Brent Crude Oil price increases and the exchange rate have pushed up the price of fuel.
Soaring fuel prices have driven an increase in input costs for farmers over the year to September 2017 as the price of Brent crude oil and the devaluation of sterling push fuel prices up 11.5 per cent.
According to the AF AgInflation Index, all product areas saw price rises with overall input costs increasing 4.92 per cent.
Cereal and oilseed rape saw the greatest level of inflation at 5.75 per cent, with sugar beet production costs growing 4.63 per cent. Dairy farmers also saw a 3.77 per cent increase.
But according to the retail price index, food prices have increased by 2.2 per cent, although granulated sugar rose by 11.5 per cent.
AF group chief executive Jon Duffy said fuel was the ‘primary driver’ with Brent crude oil costs increasing from US$46 to US$55.9 per barrel coupled with the devaluation of sterling against the dollar in the first half of the year.
He said: “All in, the global fuel marketing remains volatile with the ever-changing cost of Brent crude oil and the fluctuating exchange rate.”

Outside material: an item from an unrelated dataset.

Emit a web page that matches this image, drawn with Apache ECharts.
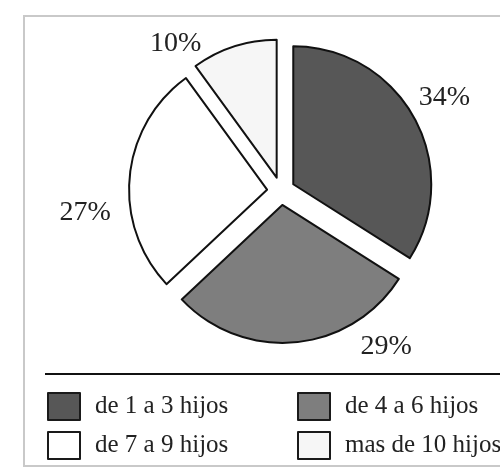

Fertiliser costs also jumped 8.7 per cent, with contract and hire costs growing 8.5 per cent and a 7.3 per cent rise in seed. Crop protection saw inflation of 0.9 per cent.
AF fertiliser and seed business manager Chris Haydock said: “The seed rises are down to the increase in grain prices, while the strength of the euro and the US dollar means I cannot see fertiliser prices reducing in the short-term.
“Importers of ammonium nitrate have struggled and further increases are expected. Granular urea has risen, while potash and phosphate prices have risen circa £15/tonne over the season.”
Mr Duffy added farmers should consider forward fixing fuel costs to manage risk in a volatile market.